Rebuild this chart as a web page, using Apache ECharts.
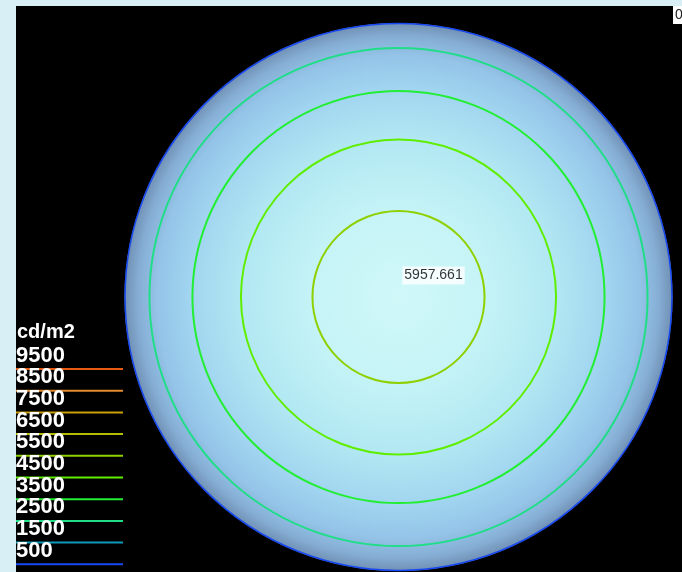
<!DOCTYPE html>
<html>
<head>
<meta charset="utf-8">
<script src="https://cdn.jsdelivr.net/npm/echarts@6/dist/echarts.min.js"></script>
<style>
  html, body { margin: 0; padding: 0; background: #d7eff5; }
  #chart { width: 682px; height: 572px; }
</style>
</head>
<body>
<div id="chart"></div>
<script>
// Luminance levels shown in the colour key (cd/m2), top to bottom
const keyLevels = [9500, 8500, 7500, 6500, 5500, 4500, 3500, 2500, 1500, 500];
const keyColors = ['#e65a12', '#e28a2c', '#c9a005', '#b5bd05', '#8fd000',
                   '#60ee00', '#22ee33', '#20dd88', '#1199bb', '#1848f0'];
const keyUnit = 'cd/m2';

// Iso-luminance contours: level and normalised radius on the disk
const contourLevels = [5500, 4500, 3500, 2500, 500];
const contourRadii  = [0.314, 0.575, 0.752, 0.909, 0.998];

// Disk of the luminance map (normalised radius) and its peak value at centre
const diskRadius = 1.0;
const peakPoint = [0, 0];
const peakValue = 5957.661;
const cornerText = '0';

const levelColor = lv => keyColors[keyLevels.indexOf(lv)];

const chart = echarts.init(document.getElementById('chart'));

const contourData = contourLevels.map((lv, i) => [contourRadii[i], lv]);

function circleItem(params, api, r, style) {
  const c = api.coord(peakPoint);
  const rad = api.size([r, 0])[0];
  return { type: 'circle', shape: { cx: c[0], cy: c[1], r: rad }, style: style };
}

// Colour key built from the level arrays
const keyGraphics = [];
const keyTop = 355.5, keyStep = 21.7;
const keyFont = 'bold 22px "Liberation Sans", Arial, sans-serif';
keyGraphics.push({
  type: 'text', left: 17, top: keyTop - keyStep - 11, z: 100,
  style: { text: keyUnit, fill: '#fff', font: 'bold 20px "Liberation Sans", Arial, sans-serif' }
});
keyLevels.forEach((lv, i) => {
  const yc = keyTop + keyStep * i;
  keyGraphics.push({
    type: 'text', left: 16, top: yc - 11, z: 100,
    style: { text: String(lv), fill: '#fff', font: keyFont }
  });
  keyGraphics.push({
    type: 'line', z: 100,
    shape: { x1: 16, y1: yc + 13.5, x2: 123, y2: yc + 13.5 },
    style: { stroke: keyColors[i], lineWidth: 2 }
  });
});

const option = {
  backgroundColor: '#d7eff5',
  animation: false,
  grid: { left: 124.5, top: 23, width: 548, height: 548, show: false },
  xAxis: { type: 'value', min: -diskRadius, max: diskRadius, show: false },
  yAxis: { type: 'value', min: -diskRadius, max: diskRadius, show: false },
  graphic: [
    { type: 'rect', z: -10, shape: { x: 16, y: 6, width: 666, height: 566 }, style: { fill: '#000' } },
    {
      type: 'text', z: 100, left: 673, top: 6,
      style: { text: cornerText, fill: '#222', backgroundColor: '#fff',
               padding: [2, 2, 2, 2], font: '14px "Liberation Sans", Arial, sans-serif' }
    }
  ].concat(keyGraphics),
  series: [
    {
      // luminance map disk
      type: 'custom', z: 1,
      data: [[diskRadius]],
      renderItem: (params, api) => circleItem(params, api, api.value(0), {
        fill: {
          type: 'radial', x: 0.5, y: 0.5, r: 0.5,
          colorStops: [
            { offset: 0.0, color: '#d0f8f9' },
            { offset: 0.3, color: '#c6f4f7' },
            { offset: 0.57, color: '#b2e8f2' },
            { offset: 0.75, color: '#a2d6f0' },
            { offset: 0.88, color: '#94c4e8' },
            { offset: 0.95, color: '#86aed4' },
            { offset: 1.0, color: '#7090b4' }
          ]
        }
      })
    },
    {
      // iso-luminance contours
      type: 'custom', z: 2,
      data: contourData,
      renderItem: (params, api) => circleItem(params, api, api.value(0), {
        fill: 'none', stroke: levelColor(api.value(1)),
        lineWidth: api.value(1) === 500 ? 1.5 : 2
      })
    },
    {
      // peak value label at the centre
      type: 'scatter', z: 5,
      symbolSize: 0,
      data: [peakPoint.concat([peakValue])],
      label: {
        show: true, position: 'inside', offset: [35, -21.5],
        formatter: p => p.value[2].toFixed(3),
        color: '#000', backgroundColor: '#fff', padding: [2, 2, 2, 2],
        fontSize: 14, fontFamily: '"Liberation Sans", Arial, sans-serif'
      }
    }
  ]
};

chart.setOption(option);
</script>
</body>
</html>
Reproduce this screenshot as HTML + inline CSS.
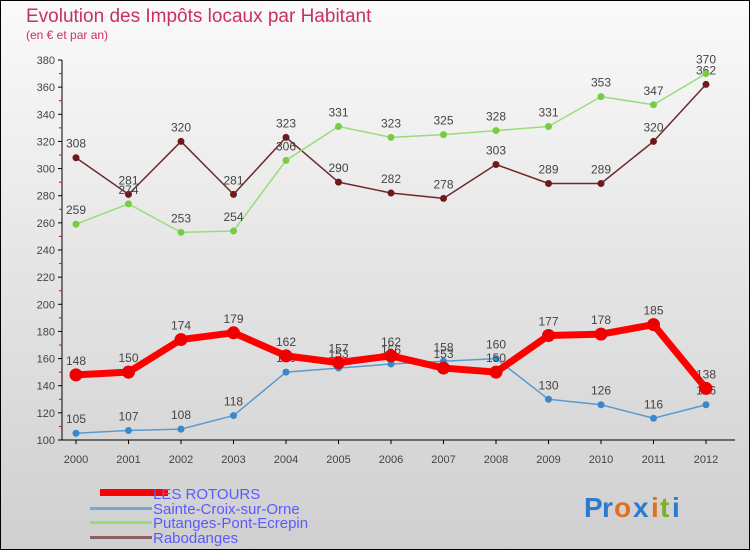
<!DOCTYPE html>
<html><head><meta charset="utf-8"><style>
body{margin:0;}
#c{width:750px;height:550px;position:relative;overflow:hidden;}
svg text{font-family:"Liberation Sans",sans-serif;}
</style></head><body>
<div id="c">
<svg id="s" width="750" height="550" xmlns="http://www.w3.org/2000/svg">
<defs><linearGradient id="bg" x1="0" y1="0" x2="0" y2="1"><stop offset="0" stop-color="#fafafa"/><stop offset="1" stop-color="#cfcfcf"/></linearGradient></defs>
<rect x="0.5" y="0.5" width="749" height="549" fill="url(#bg)" stroke="#000"/>
<text x="26" y="22" font-size="19" fill="#c8325a">Evolution des Impôts locaux par Habitant</text>
<text x="26" y="39" font-size="12" fill="#c8325a">(en € et par an)</text>
<g id="axes"></g><g id="series"></g>
<g>
<rect x="100" y="489" width="68" height="7" fill="#f00"/>
<text x="153" y="499" font-size="15" fill="#5a5aff">LES ROTOURS</text>
<rect x="90" y="507" width="62" height="3" fill="#7aa8c8"/>
<text x="153" y="514" font-size="15" fill="#5a5aff">Sainte-Croix-sur-Orne</text>
<rect x="90" y="521" width="62" height="3" fill="#99dd77"/>
<text x="153" y="528" font-size="15" fill="#5a5aff">Putanges-Pont-Ecrepin</text>
<rect x="90" y="536" width="62" height="3" fill="#8a6060"/>
<text x="153" y="543" font-size="15" fill="#5a5aff">Rabodanges</text>
</g>
<g font-size="28" font-weight="bold">
<text x="584" y="517" fill="#2a7ad0">P</text><text x="602" y="517" fill="#2a7ad0">r</text><text x="614" y="517" fill="#e07020">o</text><text x="633" y="517" fill="#2a7ad0">x</text><text x="651" y="517" fill="#e07020">i</text><text x="660" y="517" fill="#80b020">t</text><text x="672" y="517" fill="#2a7ad0">i</text>
</g>
</svg></div>
<script>
const years=[2000,2001,2002,2003,2004,2005,2006,2007,2008,2009,2010,2011,2012];
const yTicks=[100,120,140,160,180,200,220,240,260,280,300,320,340,360,380];
const rotours=[148,150,174,179,162,157,162,153,150,177,178,185,138];
const sainteCroix=[105,107,108,118,150,153,156,158,160,130,126,116,126];
const putanges=[259,274,253,254,306,331,323,325,328,331,353,347,370];
const rabodanges=[308,281,320,281,323,290,282,278,303,289,289,320,362];
const NS="http://www.w3.org/2000/svg";
const X=i=>76+i*52.5;
const Y=v=>440-(v-100)*380/280;
function mk(tag,attrs,parent){const e=document.createElementNS(NS,tag);for(const k in attrs)e.setAttribute(k,attrs[k]);parent.appendChild(e);return e;}
const ax=document.getElementById('axes');
const yl=mk('line',{x1:62,y1:60,x2:62,y2:440,stroke:'#000'},ax);


const xl=mk('line',{x1:62,y1:440,x2:735,y2:440,stroke:'#000'},ax);


yTicks.forEach(v=>{
 mk('line',{x1:58,y1:Y(v),x2:62,y2:Y(v),stroke:'#000'},ax);
 const t=mk('text',{x:55,y:Y(v)+4,'font-size':11,'text-anchor':'end',fill:'#444'},ax);
 t.textContent=v;
 
 
 if(v<380) mk('line',{x1:59,y1:Y(v+10),x2:62,y2:Y(v+10),stroke:'#e00'},ax);
});
years.forEach((yr,i)=>{
 mk('line',{x1:X(i),y1:440,x2:X(i),y2:444,stroke:'#000'},ax);
 const t=mk('text',{x:X(i),y:463,'font-size':11,'text-anchor':'middle',fill:'#444'},ax);
 t.textContent=yr;
 
 
});
const sg=document.getElementById('series');
function series(data,name,color,w,r,dot){
 const g=mk('g',{},sg);
 
 
 mk('polyline',{points:data.map((v,i)=>X(i)+','+Y(v)).join(' '),fill:'none',stroke:color,'stroke-width':w,'stroke-linejoin':'round'},g);
 data.forEach((v,i)=>{
  const c=mk('circle',{cx:X(i),cy:Y(v),r:r,fill:dot},g);
  
  
  const t=mk('text',{x:X(i),y:Y(v)-10,'font-size':12,'text-anchor':'middle',fill:'#444'},g);
  t.textContent=v;
  
  
 });
}
series(rabodanges,'rabodanges-series','#6e2a2a',1.5,3.5,'#6e1a1a');
series(putanges,'putanges-series','#99dd77',1.5,3.5,'#77cc44');
series(sainteCroix,'sainte-croix-series','#5a9ad0',1.5,3.5,'#3a88cc');
series(rotours,'les-rotours-series','#f00',7,6.5,'#e00');
</script>
</body></html>
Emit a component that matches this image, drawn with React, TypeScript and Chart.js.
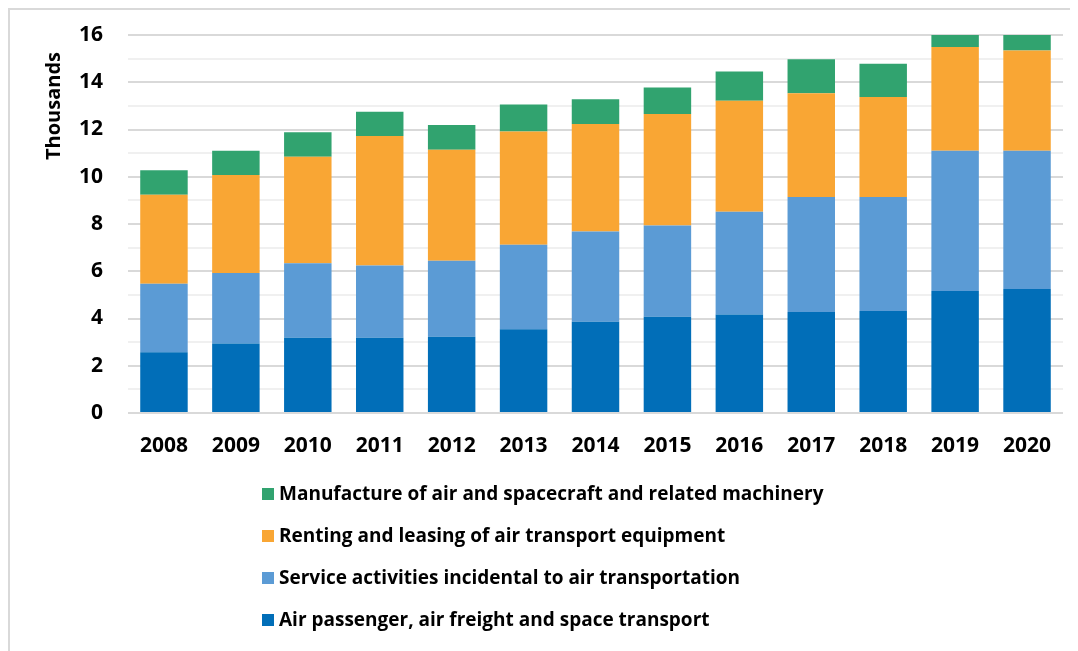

........

* **GIVEN PROBLEM**
Identify each line in the records above that contains the word "this", and copy it out in full.

* **RESULT OF THE TASK**
Rebuild this chart as a web page, using Apache ECharts.
Reproduce this screenshot as HTML + inline CSS.
Emit a component that matches this image, drawn with React, TypeScript and Chart.js.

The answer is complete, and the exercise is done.